Doch gerade Ernesto Sábato erlebte in den letzten 15 Jahren eine unglaubliche Renaissance. Während der Präsidentschaft von Carlos Menem in den 90er-Jahren, als Politik zum Showbusiness verkam und die neoliberale Ausverkaufspolitik das Land an den Rand des Bankrotts trieb – da entdeckten die Argentinier in ihm eine moralische Instanz. Vor allem die studentische Jugend verehrte ihn wegen seines ethischen Rigorismus und wählte ihn sogar zum Ehrenpräsidenten des Studentenverbandes.

Nun ließ er sich endlich bewegen, seine Memoiren zu verfassen. Im Januar 1999 erschienen sie mit dem Titel Vor dem Ende und erreichten innerhalb weniger Wochen eine Auflage von über 100.000 Exemplaren – ein sensationeller Erfolg für einen Schriftsteller, der nie von seinen Büchern hatte leben können. Dabei sind diese Memoiren genauso wenig spektakulär wie der zwei Jahre später folgende Essay Der Widerstand, ein weiterer Bestseller.

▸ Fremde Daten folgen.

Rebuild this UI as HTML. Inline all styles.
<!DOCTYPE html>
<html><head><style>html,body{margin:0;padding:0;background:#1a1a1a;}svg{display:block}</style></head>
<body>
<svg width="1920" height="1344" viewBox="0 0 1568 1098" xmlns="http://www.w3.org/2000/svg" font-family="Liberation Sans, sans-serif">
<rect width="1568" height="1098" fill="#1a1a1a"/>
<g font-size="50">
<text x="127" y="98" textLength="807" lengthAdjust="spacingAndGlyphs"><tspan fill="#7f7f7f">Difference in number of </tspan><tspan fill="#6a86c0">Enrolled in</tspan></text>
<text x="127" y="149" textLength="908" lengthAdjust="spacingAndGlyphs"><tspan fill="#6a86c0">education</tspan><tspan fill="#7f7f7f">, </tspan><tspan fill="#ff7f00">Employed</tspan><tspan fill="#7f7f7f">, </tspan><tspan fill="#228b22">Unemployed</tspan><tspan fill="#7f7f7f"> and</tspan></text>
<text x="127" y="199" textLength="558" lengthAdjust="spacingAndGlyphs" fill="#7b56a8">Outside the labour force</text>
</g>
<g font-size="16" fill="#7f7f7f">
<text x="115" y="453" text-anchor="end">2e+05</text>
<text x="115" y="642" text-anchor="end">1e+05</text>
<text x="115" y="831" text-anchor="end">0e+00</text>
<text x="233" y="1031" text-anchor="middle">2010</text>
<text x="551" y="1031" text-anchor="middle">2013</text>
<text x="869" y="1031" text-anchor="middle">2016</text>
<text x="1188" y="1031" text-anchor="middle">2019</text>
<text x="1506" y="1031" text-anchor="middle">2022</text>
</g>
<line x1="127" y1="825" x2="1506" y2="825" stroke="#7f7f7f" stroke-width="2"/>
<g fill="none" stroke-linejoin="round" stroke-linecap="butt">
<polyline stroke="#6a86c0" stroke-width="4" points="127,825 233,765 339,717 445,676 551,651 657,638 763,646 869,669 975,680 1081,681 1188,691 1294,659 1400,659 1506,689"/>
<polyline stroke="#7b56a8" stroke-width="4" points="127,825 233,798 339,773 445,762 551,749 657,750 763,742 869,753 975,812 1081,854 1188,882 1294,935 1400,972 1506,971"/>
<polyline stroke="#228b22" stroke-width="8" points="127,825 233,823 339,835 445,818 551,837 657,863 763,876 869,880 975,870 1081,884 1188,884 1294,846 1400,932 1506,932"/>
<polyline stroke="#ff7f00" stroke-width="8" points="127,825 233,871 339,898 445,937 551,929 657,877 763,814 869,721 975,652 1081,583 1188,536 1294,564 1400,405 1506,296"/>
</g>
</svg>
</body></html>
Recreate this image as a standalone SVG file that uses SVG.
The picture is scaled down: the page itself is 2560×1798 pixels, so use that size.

Der "christliche Anarchist" – wie er sich selbst einmal bezeichnete – konnte zwar auch hier die Welt nur als Apokalypse wahrnehmen. Doch gerade dagegen stemmte er sich. "Wo Widerstand herrscht, da gibt es Hoffnung" – so schrieb er in diesem, seinem letzten Appell an die Grundwerte der Gesellschaft.